I do what I can do as a survivor to see that this never happens to any people on earth. I feel that only by education, and only by perpetuating what we experienced, and what we know, we leave a legacy for future generations to come.

Lisa Derman

Her Story:

Lisa (nee Nussbaum) was born in 1926, in Raczki, Poland, a small town with a tiny Jewish community in eastern Prussia, close to the German border. Lisa’s parents, Herschel and Gitel Nussbaum, had three children: Pola, Lisa, and Bóżek. Lisa’s father was a successful exporter of geese and lumber, and her mother ran a large fabric store.

When Hitler came to power in 1933, Lisa’s father was forced to close his business. After Poland’s surrender to the German military in September 1939, Raczki was incorporated into the German occupation zone. Sensing the grave danger they were in, the family moved to Augustów, located in the Russian occupation zone, and from there continued to Słonim, then still a vibrant Jewish town. In 1941, the Germans occupied Słonim. Lisa’s family moved several times until finally finding a place within the ghetto.

On November 14, 1941, Ukrainian and Latvian auxiliary forces marched into the ghetto. Their task was to kill all 20,000 inhabitants in the nearby forest. Lisa’s mother sent her two girls outside of the ghetto to seek refuge, but they were cast away wherever they sought help. Unaware of what was taking place in the forest, they sought shelter between the trees. There, they witnessed the horror scenes of the massacre first-hand. They escaped, eventually finding help with a local Polish woman who hid them inside a couch in her home. When the massacre ended, the sisters returned to the ghetto to find their mother and aunt have been murdered. Their father and brother survived in hiding.

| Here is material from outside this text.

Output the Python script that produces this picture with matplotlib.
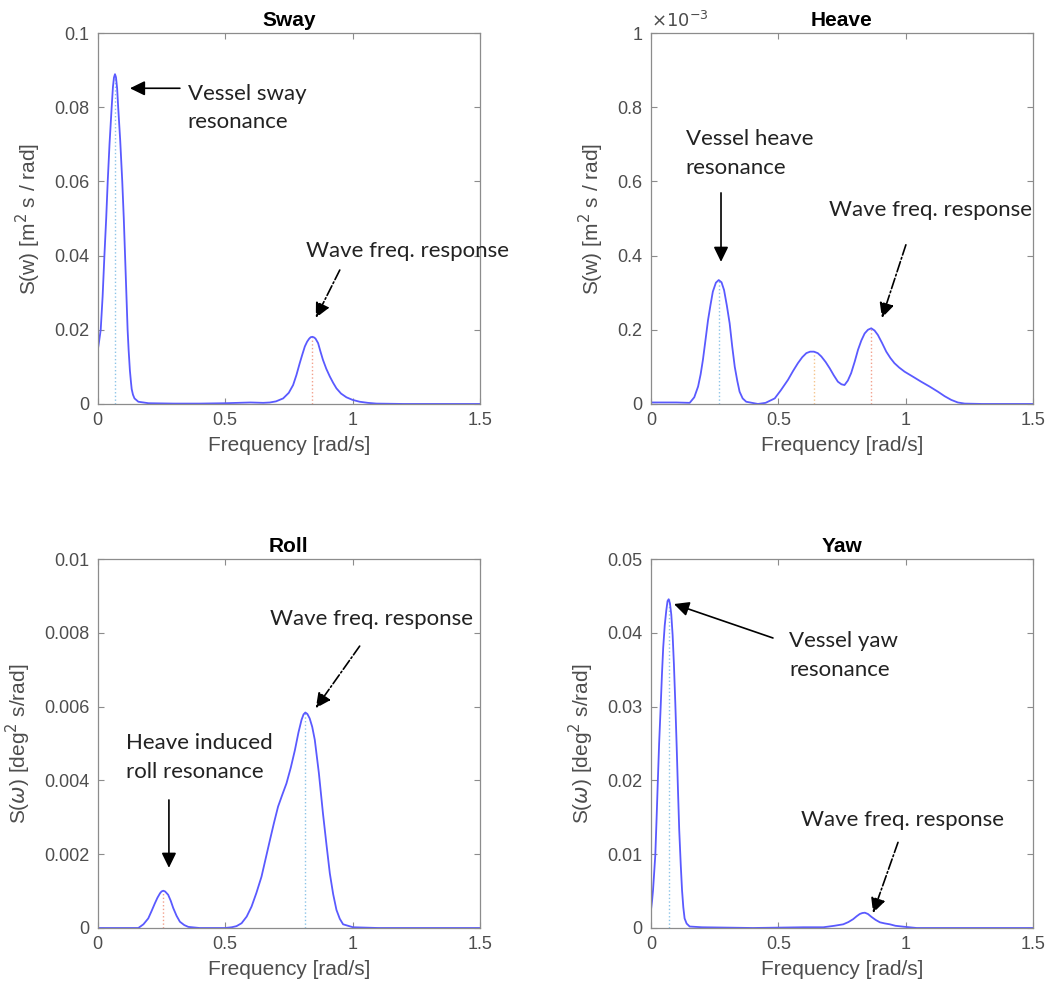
import matplotlib
matplotlib.use("Agg")
import matplotlib.pyplot as plt

# values
sway_freq = [0.0, 0.006, 0.0125, 0.02, 0.027, 0.034, 0.040, 0.047, 0.0555, 0.0605, 0.0645, 0.0685,
             0.0725, 0.077, 0.081, 0.089, 0.097, 0.103, 0.108, 0.113, 0.118, 0.122, 0.127, 0.131,
             0.134, 0.139, 0.145, 0.16, 0.2, 0.3, 0.4, 0.5, 0.55, 0.6, 0.65, 0.676, 0.70, 0.728,
             0.75, 0.767, 0.78, 0.793, 0.803, 0.813, 0.822, 0.83, 0.836, 0.843, 0.85, 0.855, 0.865,
             0.874, 0.884, 0.897, 0.911, 0.924, 0.937, 0.955, 0.976, 1.0, 1.028, 1.06, 1.094, 1.2,
             1.3, 1.4, 1.5]
sway_psd = [0.0141, 0.0168, 0.02, 0.029, 0.04, 0.050, 0.06, 0.070, 0.08, 0.0855, 0.088, 0.0889,
            0.088, 0.085, 0.08, 0.071, 0.06, 0.050, 0.04, 0.030, 0.02, 0.0145, 0.009, 0.006,
            0.004, 0.0025, 0.0015, 0.0006, 0.0002, 0.0001, 0.0001, 0.0002, 0.0003, 0.0004, 0.0003, 0.0004, 0.0007, 0.0015,
            0.0030, 0.0051, 0.0078, 0.011, 0.0133, 0.0155, 0.0168, 0.0176, 0.0180, 0.0181, 0.0179, 0.0176, 0.0164,
            0.0142, 0.0119, 0.0095, 0.0074, 0.0057, 0.0042, 0.0028, 0.0018, 0.0011, 0.0006, 0.0003, 0.0001, 0.0,
            0.0, 0.0, 0.0]
sway_peaks = [0.0685, 0.843]

# heave in units of 1e-3
heave_freq = [0.0, 0.1, 0.152, 0.17, 0.185, 0.195, 0.204, 0.214, 0.224, 0.234, 0.243, 0.255, 0.266,
              0.277, 0.287, 0.298, 0.309, 0.319, 0.329, 0.339, 0.348, 0.36, 0.374, 0.42, 0.45, 0.486,
              0.51, 0.538, 0.558, 0.577, 0.594, 0.61, 0.625, 0.64, 0.655, 0.669, 0.686, 0.702, 0.718,
              0.734, 0.748, 0.76, 0.773, 0.786, 0.80, 0.813, 0.826, 0.839, 0.852, 0.865, 0.878, 0.891,
              0.907, 0.924, 0.94, 0.956, 0.975, 0.996, 1.03, 1.061, 1.094, 1.127, 1.153, 1.179, 1.205,
              1.232, 1.3, 1.4, 1.5]
heave_psd = [0.004, 0.004, 0.003, 0.018, 0.047, 0.08, 0.119, 0.172, 0.226, 0.268, 0.303, 0.327, 0.334,
             0.328, 0.307, 0.265, 0.217, 0.155, 0.10, 0.062, 0.033, 0.015, 0.006, 0.0, 0.003, 0.015,
             0.037, 0.065, 0.089, 0.11, 0.126, 0.137, 0.141, 0.141, 0.137, 0.128, 0.113, 0.096, 0.077,
             0.060, 0.053, 0.051, 0.063, 0.083, 0.114, 0.146, 0.171, 0.19, 0.2, 0.204, 0.198, 0.186,
             0.165, 0.141, 0.124, 0.11, 0.098, 0.087, 0.073, 0.06, 0.047, 0.033, 0.021, 0.011, 0.004,
             0.001, 0.0, 0.0, 0.0]
heave_peaks = [0.266, 0.64, 0.865]

roll_freq = [0.0, 0.16, 0.18, 0.199, 0.212, 0.225, 0.235, 0.245, 0.251, 0.258, 0.265, 0.277, 0.287,
             0.297, 0.31, 0.323, 0.34, 0.356, 0.4, 0.5, 0.526, 0.545, 0.565, 0.585, 0.604, 0.623,
             0.643, 0.66, 0.676, 0.692, 0.708, 0.725, 0.741, 0.758, 0.774, 0.788, 0.800, 0.808,
             0.815, 0.823, 0.832, 0.842, 0.852, 0.868, 0.884, 0.898, 0.911, 0.924, 0.937, 0.95,
             0.963, 1.002, 1.1, 1.5]
roll_psd = [0.0, 0.0, 0.0001, 0.00026, 0.00046, 0.00067, 0.00082, 0.00094, 0.00099, 0.00101, 0.00099, 0.0009, 0.00074,
            0.00054, 0.00033, 0.00017, 0.00008, 0.00003, 0.0, 0.0, 0.00002, 0.00005, 0.00013, 0.00031, 0.00058, 0.00095,
            0.00139, 0.0019, 0.00238, 0.00285, 0.00329, 0.00362, 0.00392, 0.00435, 0.00482, 0.0053, 0.00564, 0.00579,
            0.00584, 0.0058, 0.00568, 0.00545, 0.0051, 0.0042, 0.00311, 0.00225, 0.00148, 0.00092, 0.00049, 0.00025,
            0.0001, 0.00002, 0.0, 0.0]
roll_peaks = [0.258, 0.815]

yaw_freq = [0.0, 0.004, 0.008, 0.012, 0.017, 0.022, 0.027, 0.032, 0.038, 0.043, 0.048, 0.054, 0.060,
            0.065, 0.0695, 0.0745, 0.0797, 0.085, 0.090, 0.0955, 0.101, 0.106, 0.111, 0.117, 0.122,
            0.127, 0.132, 0.14, 0.152, 0.2, 0.4, 0.6, 0.677, 0.72, 0.755, 0.775, 0.794, 0.808, 0.82,
            0.83, 0.84, 0.852, 0.866, 0.882, 0.899, 0.918, 0.938, 0.96, 0.991, 1.043, 1.2, 1.5]
yaw_psd = [0.00243, 0.0036, 0.0051, 0.0072, 0.0099, 0.0148, 0.02, 0.025, 0.0299, 0.0343, 0.038, 0.041, 0.043,
           0.0443, 0.04455, 0.0440, 0.0425, 0.0397, 0.0358, 0.0305, 0.0245, 0.0187, 0.0132, 0.0085, 0.0051,
           0.0028, 0.0013, 0.0006, 0.0002, 0.0001, 0.0, 0.0001, 0.0001, 0.0003, 0.0005, 0.0008, 0.0012, 0.0016, 0.0019,
           0.00203, 0.00207, 0.0019, 0.0015, 0.0011, 0.00077, 0.00062, 0.0005, 0.0003, 0.00018, 0.0, 0.0, 0.0]
yaw_peaks = [0.0695]

x_ticks = [0, 0.5, 1, 1.5]
x_ticklabels = ["0", "0.5", "1", "1.5"]

LINE = "#5a5aff"
PEAK_COLS = {"blue": "#8cc4e8", "red": "#f2a08c", "orange": "#f5c48c"}
ANN_FONT = "Lato"

fig = plt.figure(figsize=(10.52, 9.94), dpi=100)


def setup_axes(rect, title, ylabel, ymax, yticks, yticklabels):
    ax = fig.add_axes(rect)
    ax.set_xlim(0, 1.5)
    ax.set_ylim(0, ymax)
    ax.set_xticks(x_ticks)
    ax.set_xticklabels(x_ticklabels)
    ax.set_yticks(yticks)
    ax.set_yticklabels(yticklabels)
    ax.tick_params(direction="in", top=True, right=True, length=4, width=0.8,
                   color="#8c8c8c", labelcolor="#4d4d4d", labelsize=13, pad=6)
    for s in ax.spines.values():
        s.set_color("#8c8c8c")
        s.set_linewidth(0.9)
    ax.set_title(title, fontsize=15, fontweight="bold", pad=5, family="Liberation Sans")
    ax.set_xlabel("Frequency [rad/s]", fontsize=15, color="#4d4d4d", labelpad=5, family="Liberation Sans")
    ax.set_ylabel(ylabel, fontsize=15, color="#4d4d4d", labelpad=8, family="Liberation Sans")
    for lab in ax.get_xticklabels() + ax.get_yticklabels():
        lab.set_family("Liberation Sans")
    return ax


def draw_curve(ax, freq, psd, peaks, peak_cols):
    for p, c in zip(peaks, peak_cols):
        i = freq.index(p)
        ax.vlines(p, 0, psd[i], colors=PEAK_COLS[c], linestyles=":", linewidth=1.0)
    ax.plot(freq, psd, color=LINE, linewidth=1.3, solid_joinstyle="round")


def note(ax, text, xy):
    ax.text(xy[0], xy[1], text, fontsize=16, family=ANN_FONT, color="#222222",
            ha="left", va="center", linespacing=1.55)


def arrow(ax, tail, tip, ls="-"):
    ax.annotate("", xy=tip, xytext=tail,
                arrowprops=dict(arrowstyle="-|>,head_length=0.45,head_width=0.22",
                                mutation_scale=20, color="black", lw=1.2,
                                linestyle=ls, shrinkA=0, shrinkB=0))


w_l, w_r = 0.3636, 0.3631
ax1 = setup_axes([0.0927, 0.5936, w_l, 0.3732], "Sway", "S(w) [m$^2$ s / rad]", 0.1,
                 [0, 0.02, 0.04, 0.06, 0.08, 0.1], ["0", "0.02", "0.04", "0.06", "0.08", "0.1"])
draw_curve(ax1, sway_freq, sway_psd, sway_peaks, ["blue", "red"])
note(ax1, "Vessel sway\nresonance", (0.353, 0.0798))
arrow(ax1, (0.323, 0.0851), (0.127, 0.0851))
note(ax1, "Wave freq. response", (0.819, 0.0411))
arrow(ax1, (0.95, 0.0361), (0.856, 0.0232), ls="-.")

ax2 = setup_axes([0.6188, 0.5936, w_r, 0.3732], "Heave", "S(w) [m$^2$ s / rad]", 1.0,
                 [0, 0.2, 0.4, 0.6, 0.8, 1.0], ["0", "0.2", "0.4", "0.6", "0.8", "1"])
draw_curve(ax2, heave_freq, heave_psd, heave_peaks, ["blue", "orange", "red"])
ax2.text(0.0, 1.005, r"$\times10^{-3}$", transform=ax2.transAxes, fontsize=13,
         color="#4d4d4d", ha="left", va="bottom")
note(ax2, "Vessel heave\nresonance", (0.136, 0.675))
arrow(ax2, (0.275, 0.569), (0.275, 0.383))
note(ax2, "Wave freq. response", (0.70, 0.523))
arrow(ax2, (1.001, 0.429), (0.907, 0.232), ls="-.")

ax3 = setup_axes([0.0927, 0.0664, w_l, 0.3712], "Roll", r"S($\omega$) [deg$^2$ s/rad]", 0.01,
                 [0, 0.002, 0.004, 0.006, 0.008, 0.01],
                 ["0", "0.002", "0.004", "0.006", "0.008", "0.01"])
draw_curve(ax3, roll_freq, roll_psd, roll_peaks, ["red", "blue"])
note(ax3, "Wave freq. response", (0.678, 0.00837))
arrow(ax3, (1.028, 0.00764), (0.856, 0.00596), ls="-.")
note(ax3, "Heave induced\nroll resonance", (0.112, 0.00463))
arrow(ax3, (0.28, 0.00347), (0.28, 0.00163))

ax4 = setup_axes([0.6188, 0.0664, w_r, 0.3712], "Yaw", r"S($\omega$) [deg$^2$ s/rad]", 0.05,
                 [0, 0.01, 0.02, 0.03, 0.04, 0.05],
                 ["0", "0.01", "0.02", "0.03", "0.04", "0.05"])
draw_curve(ax4, yaw_freq, yaw_psd, yaw_peaks, ["blue"])
note(ax4, "Vessel yaw\nresonance", (0.542, 0.0369))
arrow(ax4, (0.479, 0.0393), (0.0903, 0.0439))
note(ax4, "Wave freq. response", (0.589, 0.0146))
arrow(ax4, (0.97, 0.0116), (0.872, 0.00203), ls="-.")

fig.savefig("out.png", dpi=100, facecolor="white")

In late 1941, Lisa met her future husband, Aron, in the ghetto. What began as a friendship quickly blossomed into a love story. On the final days of the ghetto, during the liquidation actions, Lisa and her family went into hiding. They watched the ghetto burn from their hiding place. In the commotion, they lost touch with Pola. They later learned she was shot while trying to escape deportation.

When the action was over, Aron found Lisa and her family. He had been working in clearing out valuables from the ghetto. Lisa pretended to be a male salve laborer and escaped with Aron outside the ghetto. The remaining Jews of Słonim, a mere 800 people out of a community of 20,000, were put to slave labor. With nowhere else to go, Lisa and Aron returned to the ghetto and joined them.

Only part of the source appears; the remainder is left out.